Apple Fixing To Build Nearly 400K Next-Gen Macbook Airs This Month – Report
Rumors of a MacBook Air refresh have been building in intensity for the past six weeks or so, and with more than eight months having elapsed since the debut of Apple’s phenomenally successful redesign and expansion of its smallest laptops, an imminent upgrade can be reasonably anticipated. Especially given that the still-current MacBook Airs have been lagging behind their MacBook Pro stablemates in that they’re still powered by 2008 technology Penryn family Core 2 Duo Intel processors while the Pro models got the latest Sandy Bridge Core “i” silicon five months ago.
That might do for the also still Core 2 Duo powered entry-level white polycarbonate MacBook (whose future prospects remain cloudy) and the Mac mini, bit it’s increasingly inappropriate for a marquee machine like the MacBook Air. Happily, that seems likely to change in the near future.
Appleinsider’s Kasper Jade and Neil Hughes report that according to Concord Securities analyst Ming-Chi Kuo, who’s been on something of a roll with recent, accurate iPad 2 and iPhone predictions, has now turned to the Mac, issuing a new research report claiming that Apple is planning to manufacture 380,000 units of an Intel Sandy Bridge-based second-generation of Apple’s revitalized MacBook 11.6 and 13.3-inch Air notebooks this month.
Kuo estimates that roughly 55 percent of the new MacBook Airs will be 11.6-inch units, which have been slightly more popular sellers than the 13.3-inch model, presumably attributable to their more attractive entry-level price point of $999 along with their trim size. Kuo anticipates that Apple will concurrently wind down Core 2 Duo MacBook Air production this month with a final run of 80,000 units, bringing total MacBook Air production for June 2011 to 460,000.
Jade and Hughes observe that in the Worldwide Developers Conference keynote last week, Apple’s senior vice president of worldwide product marketing Phil Schiller pointed out that that the Mac has outgrown the PC market in every quarter over the past five years, and singled-out the revitalized MacBook Air as a major reason why Apple has found such success while the rest of the market continues to struggle, summarizing that “It’s beautiful, it’s thin, it’s light, it’s fast. The whole PC industry wants to copy it.” Schiller also noted that Apple has been leading in the notebook category for some time, being the first major PC maker to achieve a majority of computer business with portable machines, and that today, almost three-quarters of Mac systems shipped by Apple are notebooks.

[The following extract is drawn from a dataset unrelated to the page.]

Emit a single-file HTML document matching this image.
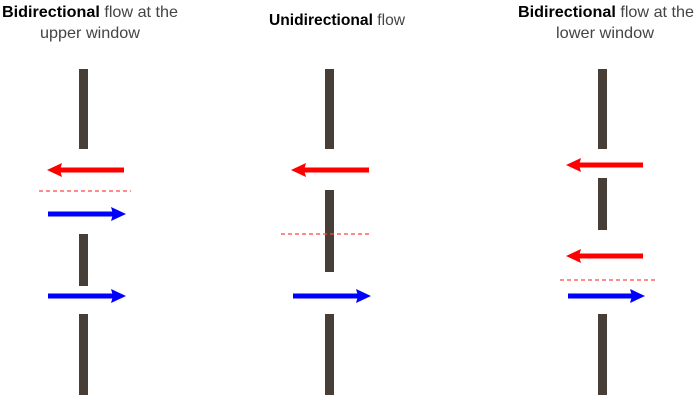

An Apple supply chain insider told Appleinsider that the two MacBook Air models sell at roughly half the volume of MacBook Pros, with more than a million units of the revised MacBook Air sold in its first quarter of availability.
The article predicts that the new revision MacBook Airs entering production this month will sport Intel’s’ latest ultra-low-voltage Core i5 and Core i7 chips with between 3MB and 4MB of Smart Cache, supporting a theoretical maximum of 8GB of internal system memory.
CNET’s Brooke Crothers also notes that as CNET reported in February, a new MacBook Air revision will get Intel’s Sandy Bridge silicon and finally drop the older Core 2 Duo chips that have powered the Air since it debuted in January 2008.
However, Crothers observes that a remaining question outstanding is whether the new Airs will get the, high-performance Thunderbolt I/O port that now comes with all MacBook Pros, but he expects it’s a lock that the Air will return to an Intel integrated graphics chipset, displacing the Nvidia GeForce 320M IGPU that’s used in the current model Airs. Intel’s HD Graphics IGPUs that are integrated with its Core “i” processors is widely rated less powerful than the 320M, but with the 13″ MacBook Pro the performance boost that came with the Core “i” processors has more than compensated in real world use.
So when will we see the new MacBook Air models? If Kuo’s June production forecast is accurate, we can expect them soon, and the timing in this particular instance would seem to favor a simultaneous rollout with OS X 10.7 Lion in July. It would be cumbersome for early MacBook Air revision B adopters to be obliged to install an OS upgrade a week or three after buying their new computer. Just my 2¢.